YOUR GOAL: Write the data below out exactly as it stands. Do not include the pictures.
## begin DATASET SECTION
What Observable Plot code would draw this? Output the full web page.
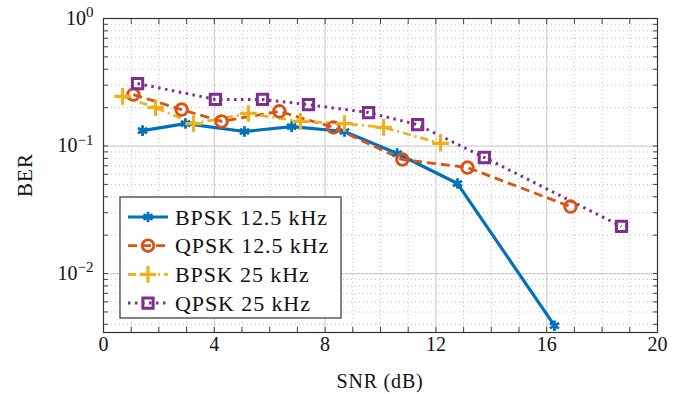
<!DOCTYPE html>
<html><head><meta charset="utf-8">
<script src="https://cdn.jsdelivr.net/npm/d3@7"></script>
<script src="https://cdn.jsdelivr.net/npm/@observablehq/plot@0.6"></script>
<style>
html,body{margin:0;padding:0;background:#fff;}
svg{display:block;font-family:"Liberation Serif","DejaVu Serif",serif;}
</style>
</head><body>
<div id="chart"></div>
<script>
// Data
const series = ["BPSK 12.5 kHz", "QPSK 12.5 kHz", "BPSK 25 kHz", "QPSK 25 kHz"];
const colors = ["#0072BD", "#D95319", "#EDB120", "#7E2F8E"];
const snr_b125 = [1.41, 2.96, 5.09, 6.79, 8.70, 10.6, 12.78, 16.28];
const ber_b125 = [0.132, 0.150, 0.130, 0.142, 0.130, 0.0873, 0.0508, 0.0039];
const snr_q125 = [1.08, 2.82, 4.26, 6.35, 8.30, 10.79, 13.14, 16.86];
const ber_q125 = [0.253, 0.193, 0.156, 0.187, 0.140, 0.0784, 0.0678, 0.0335];
const snr_b25 = [0.69, 1.88, 3.25, 5.23, 7.11, 8.70, 10.11, 12.17];
const ber_b25 = [0.245, 0.200, 0.150, 0.180, 0.156, 0.150, 0.140, 0.105];
const snr_q25 = [1.23, 4.04, 5.74, 7.40, 9.57, 11.34, 13.75, 18.70];
const ber_q25 = [0.309, 0.232, 0.232, 0.211, 0.183, 0.147, 0.0813, 0.0234];
const xTicks = [0, 4, 8, 12, 16, 20];
const yTicks = [1, 0.1, 0.01];
const xLabel = "SNR (dB)";
const yLabel = "BER";

const xs = [snr_b125, snr_q125, snr_b25, snr_q25];
const ys = [ber_b125, ber_q125, ber_b25, ber_q25];
const data = series.flatMap((s, i) => xs[i].map((x, j) => ({series: s, snr: x, ber: ys[i][j]})));

const styles = [
  {dash: null, width: 3.2, symbol: "asterisk", r: 5, sw: 2.8},
  {dash: "9,5", width: 2.8, symbol: "circle", r: 5.8, sw: 2.9},
  {dash: "8,4,2,4", width: 2.8, symbol: "plus", r: 5.4, sw: 3.2},
  {dash: "2.5,4.5", width: 3, symbol: "square", r: 5.8, sw: 3}
];

const xMinor = d3.range(0, 21, 1);
const yMinor = [];
for (const e of [-3, -2, -1]) for (let k = 1; k <= 9; k++) { const v = k * Math.pow(10, e); if (v >= 0.00345) yMinor.push(v); }
yMinor.push(1);
const xMinorGrid = xMinor.filter(v => !xTicks.includes(v));
const yMinorGrid = yMinor.filter(v => !yTicks.includes(v));

const W = 697, H = 394;
const marks = [
  Plot.ruleX(xMinorGrid, {stroke: "#bdbdbd", strokeDasharray: "1,3", strokeWidth: 1}),
  Plot.ruleY(yMinorGrid, {stroke: "#bdbdbd", strokeDasharray: "1,3", strokeWidth: 1}),
  Plot.ruleX(xTicks.slice(1, -1), {stroke: "#cfcfcf", strokeWidth: 1.2}),
  Plot.ruleY(yTicks.slice(1), {stroke: "#cfcfcf", strokeWidth: 1.2}),
  Plot.axisX({ticks: xMinor, tickSize: 5, text: null, dy: -5, stroke: "#444"}),
  Plot.axisX({anchor: "top", ticks: xMinor, tickSize: 5, text: null, dy: 5, stroke: "#444", label: null}),
  Plot.axisY({ticks: yMinor, tickSize: 5, text: null, dx: 5, stroke: "#444", label: null}),
  Plot.axisY({anchor: "right", ticks: yMinor, tickSize: 5, text: null, dx: -5, stroke: "#444", label: null}),
  Plot.axisX({ticks: xTicks, tickSize: 0, tickPadding: 4, tickFormat: d => String(d), fontSize: 20, fill: "#111", label: null}),
  Plot.axisY({ticks: yTicks, tickSize: 0, tickPadding: 10, tickFormat: d => "e" + Math.round(Math.log10(d)), fontSize: 20, fill: "#111", label: null}),
  Plot.frame({stroke: "#333", strokeWidth: 1.2})
];
series.forEach((s, i) => {
  const st = styles[i];
  const d = data.filter(r => r.series === s);
  marks.push(Plot.line(d, {x: "snr", y: "ber", stroke: colors[i], strokeWidth: st.width, strokeDasharray: st.dash, strokeLinecap: "butt"}));
});
series.forEach((s, i) => {
  const st = styles[i];
  const d = data.filter(r => r.series === s);
  marks.push(Plot.dot(d, {x: "snr", y: "ber", symbol: st.symbol, r: st.r, stroke: colors[i], strokeWidth: st.sw, fill: "none"}));
});

const plot = Plot.plot({
  width: W, height: H,
  marginLeft: 103, marginRight: 40, marginTop: 18, marginBottom: 62,
  style: {fontFamily: "'Liberation Serif', 'DejaVu Serif', serif", background: "#fff"},
  x: {domain: [0, 20], label: null},
  y: {type: "log", domain: [0.00345, 1], label: null},
  marks
});

const svg = d3.select(plot);
// superscript tick labels for y
svg.selectAll("g[aria-label='y-axis tick label'] text").each(function() {
  const t = d3.select(this);
  const txt = t.text();
  if (!txt.startsWith("e")) return;
  const exp = txt.slice(1).replace("-", "\u2212");
  t.text(null);
  t.append("tspan").text("10");
  t.append("tspan").attr("dy", "-0.5em").attr("font-size", "0.75em").text(exp);
});

// axis titles
svg.append("text").attr("x", 103 + (W - 103 - 40) / 2).attr("y", 388)
  .attr("text-anchor", "middle").attr("font-size", 20).attr("letter-spacing", 0.8).attr("fill", "#111").text(xLabel);
svg.append("text").attr("transform", `translate(32,175) rotate(-90)`)
  .attr("text-anchor", "middle").attr("font-size", 21).attr("letter-spacing", 1).attr("fill", "#111").text(yLabel);

// legend
const lg = svg.append("g").attr("text-anchor", "start");
const lx = 120, ly = 197, lw = 221, lh = 121;
lg.append("rect").attr("x", lx).attr("y", ly).attr("width", lw).attr("height", lh)
  .attr("fill", "#fff").attr("stroke", "#333").attr("stroke-width", 1.2);
const symMap = {asterisk: d3.symbolAsterisk, circle: d3.symbolCircle, plus: d3.symbolPlus, square: d3.symbolSquare};
series.forEach((s, i) => {
  const st = styles[i];
  const yy = ly + 20 + i * 28.7;
  lg.append("line").attr("x1", lx + 8).attr("x2", lx + 48).attr("y1", yy).attr("y2", yy)
    .attr("stroke", colors[i]).attr("stroke-width", st.width)
    .attr("stroke-dasharray", st.dash);
  const size = Math.PI * st.r * st.r;
  lg.append("path").attr("d", d3.symbol(symMap[st.symbol], size)())
    .attr("transform", `translate(${lx + 28},${yy})`)
    .attr("fill", "none").attr("stroke", colors[i]).attr("stroke-width", st.sw);
  lg.append("text").attr("x", lx + 55).attr("y", yy).attr("dy", "0.35em")
    .attr("text-anchor", "start")
    .attr("font-size", 22).attr("letter-spacing", 0.9).attr("fill", "#111").text(s);
});

document.getElementById("chart").appendChild(plot);
</script>
</body></html>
## end DATASET SECTION
RESPONSE TO THIS TASK:
What Observable Plot code would draw this? Output the full web page.
<!DOCTYPE html>
<html><head><meta charset="utf-8">
<script src="https://cdn.jsdelivr.net/npm/d3@7"></script>
<script src="https://cdn.jsdelivr.net/npm/@observablehq/plot@0.6"></script>
<style>
html,body{margin:0;padding:0;background:#fff;}
svg{display:block;font-family:"Liberation Serif","DejaVu Serif",serif;}
</style>
</head><body>
<div id="chart"></div>
<script>
// Data
const series = ["BPSK 12.5 kHz", "QPSK 12.5 kHz", "BPSK 25 kHz", "QPSK 25 kHz"];
const colors = ["#0072BD", "#D95319", "#EDB120", "#7E2F8E"];
const snr_b125 = [1.41, 2.96, 5.09, 6.79, 8.70, 10.6, 12.78, 16.28];
const ber_b125 = [0.132, 0.150, 0.130, 0.142, 0.130, 0.0873, 0.0508, 0.0039];
const snr_q125 = [1.08, 2.82, 4.26, 6.35, 8.30, 10.79, 13.14, 16.86];
const ber_q125 = [0.253, 0.193, 0.156, 0.187, 0.140, 0.0784, 0.0678, 0.0335];
const snr_b25 = [0.69, 1.88, 3.25, 5.23, 7.11, 8.70, 10.11, 12.17];
const ber_b25 = [0.245, 0.200, 0.150, 0.180, 0.156, 0.150, 0.140, 0.105];
const snr_q25 = [1.23, 4.04, 5.74, 7.40, 9.57, 11.34, 13.75, 18.70];
const ber_q25 = [0.309, 0.232, 0.232, 0.211, 0.183, 0.147, 0.0813, 0.0234];
const xTicks = [0, 4, 8, 12, 16, 20];
const yTicks = [1, 0.1, 0.01];
const xLabel = "SNR (dB)";
const yLabel = "BER";

const xs = [snr_b125, snr_q125, snr_b25, snr_q25];
const ys = [ber_b125, ber_q125, ber_b25, ber_q25];
const data = series.flatMap((s, i) => xs[i].map((x, j) => ({series: s, snr: x, ber: ys[i][j]})));

const styles = [
  {dash: null, width: 3.2, symbol: "asterisk", r: 5, sw: 2.8},
  {dash: "9,5", width: 2.8, symbol: "circle", r: 5.8, sw: 2.9},
  {dash: "8,4,2,4", width: 2.8, symbol: "plus", r: 5.4, sw: 3.2},
  {dash: "2.5,4.5", width: 3, symbol: "square", r: 5.8, sw: 3}
];

const xMinor = d3.range(0, 21, 1);
const yMinor = [];
for (const e of [-3, -2, -1]) for (let k = 1; k <= 9; k++) { const v = k * Math.pow(10, e); if (v >= 0.00345) yMinor.push(v); }
yMinor.push(1);
const xMinorGrid = xMinor.filter(v => !xTicks.includes(v));
const yMinorGrid = yMinor.filter(v => !yTicks.includes(v));

const W = 697, H = 394;
const marks = [
  Plot.ruleX(xMinorGrid, {stroke: "#bdbdbd", strokeDasharray: "1,3", strokeWidth: 1}),
  Plot.ruleY(yMinorGrid, {stroke: "#bdbdbd", strokeDasharray: "1,3", strokeWidth: 1}),
  Plot.ruleX(xTicks.slice(1, -1), {stroke: "#cfcfcf", strokeWidth: 1.2}),
  Plot.ruleY(yTicks.slice(1), {stroke: "#cfcfcf", strokeWidth: 1.2}),
  Plot.axisX({ticks: xMinor, tickSize: 5, text: null, dy: -5, stroke: "#444"}),
  Plot.axisX({anchor: "top", ticks: xMinor, tickSize: 5, text: null, dy: 5, stroke: "#444", label: null}),
  Plot.axisY({ticks: yMinor, tickSize: 5, text: null, dx: 5, stroke: "#444", label: null}),
  Plot.axisY({anchor: "right", ticks: yMinor, tickSize: 5, text: null, dx: -5, stroke: "#444", label: null}),
  Plot.axisX({ticks: xTicks, tickSize: 0, tickPadding: 4, tickFormat: d => String(d), fontSize: 20, fill: "#111", label: null}),
  Plot.axisY({ticks: yTicks, tickSize: 0, tickPadding: 10, tickFormat: d => "e" + Math.round(Math.log10(d)), fontSize: 20, fill: "#111", label: null}),
  Plot.frame({stroke: "#333", strokeWidth: 1.2})
];
series.forEach((s, i) => {
  const st = styles[i];
  const d = data.filter(r => r.series === s);
  marks.push(Plot.line(d, {x: "snr", y: "ber", stroke: colors[i], strokeWidth: st.width, strokeDasharray: st.dash, strokeLinecap: "butt"}));
});
series.forEach((s, i) => {
  const st = styles[i];
  const d = data.filter(r => r.series === s);
  marks.push(Plot.dot(d, {x: "snr", y: "ber", symbol: st.symbol, r: st.r, stroke: colors[i], strokeWidth: st.sw, fill: "none"}));
});

const plot = Plot.plot({
  width: W, height: H,
  marginLeft: 103, marginRight: 40, marginTop: 18, marginBottom: 62,
  style: {fontFamily: "'Liberation Serif', 'DejaVu Serif', serif", background: "#fff"},
  x: {domain: [0, 20], label: null},
  y: {type: "log", domain: [0.00345, 1], label: null},
  marks
});

const svg = d3.select(plot);
// superscript tick labels for y
svg.selectAll("g[aria-label='y-axis tick label'] text").each(function() {
  const t = d3.select(this);
  const txt = t.text();
  if (!txt.startsWith("e")) return;
  const exp = txt.slice(1).replace("-", "\u2212");
  t.text(null);
  t.append("tspan").text("10");
  t.append("tspan").attr("dy", "-0.5em").attr("font-size", "0.75em").text(exp);
});

// axis titles
svg.append("text").attr("x", 103 + (W - 103 - 40) / 2).attr("y", 388)
  .attr("text-anchor", "middle").attr("font-size", 20).attr("letter-spacing", 0.8).attr("fill", "#111").text(xLabel);
svg.append("text").attr("transform", `translate(32,175) rotate(-90)`)
  .attr("text-anchor", "middle").attr("font-size", 21).attr("letter-spacing", 1).attr("fill", "#111").text(yLabel);

// legend
const lg = svg.append("g").attr("text-anchor", "start");
const lx = 120, ly = 197, lw = 221, lh = 121;
lg.append("rect").attr("x", lx).attr("y", ly).attr("width", lw).attr("height", lh)
  .attr("fill", "#fff").attr("stroke", "#333").attr("stroke-width", 1.2);
const symMap = {asterisk: d3.symbolAsterisk, circle: d3.symbolCircle, plus: d3.symbolPlus, square: d3.symbolSquare};
series.forEach((s, i) => {
  const st = styles[i];
  const yy = ly + 20 + i * 28.7;
  lg.append("line").attr("x1", lx + 8).attr("x2", lx + 48).attr("y1", yy).attr("y2", yy)
    .attr("stroke", colors[i]).attr("stroke-width", st.width)
    .attr("stroke-dasharray", st.dash);
  const size = Math.PI * st.r * st.r;
  lg.append("path").attr("d", d3.symbol(symMap[st.symbol], size)())
    .attr("transform", `translate(${lx + 28},${yy})`)
    .attr("fill", "none").attr("stroke", colors[i]).attr("stroke-width", st.sw);
  lg.append("text").attr("x", lx + 55).attr("y", yy).attr("dy", "0.35em")
    .attr("text-anchor", "start")
    .attr("font-size", 22).attr("letter-spacing", 0.9).attr("fill", "#111").text(s);
});

document.getElementById("chart").appendChild(plot);
</script>
</body></html>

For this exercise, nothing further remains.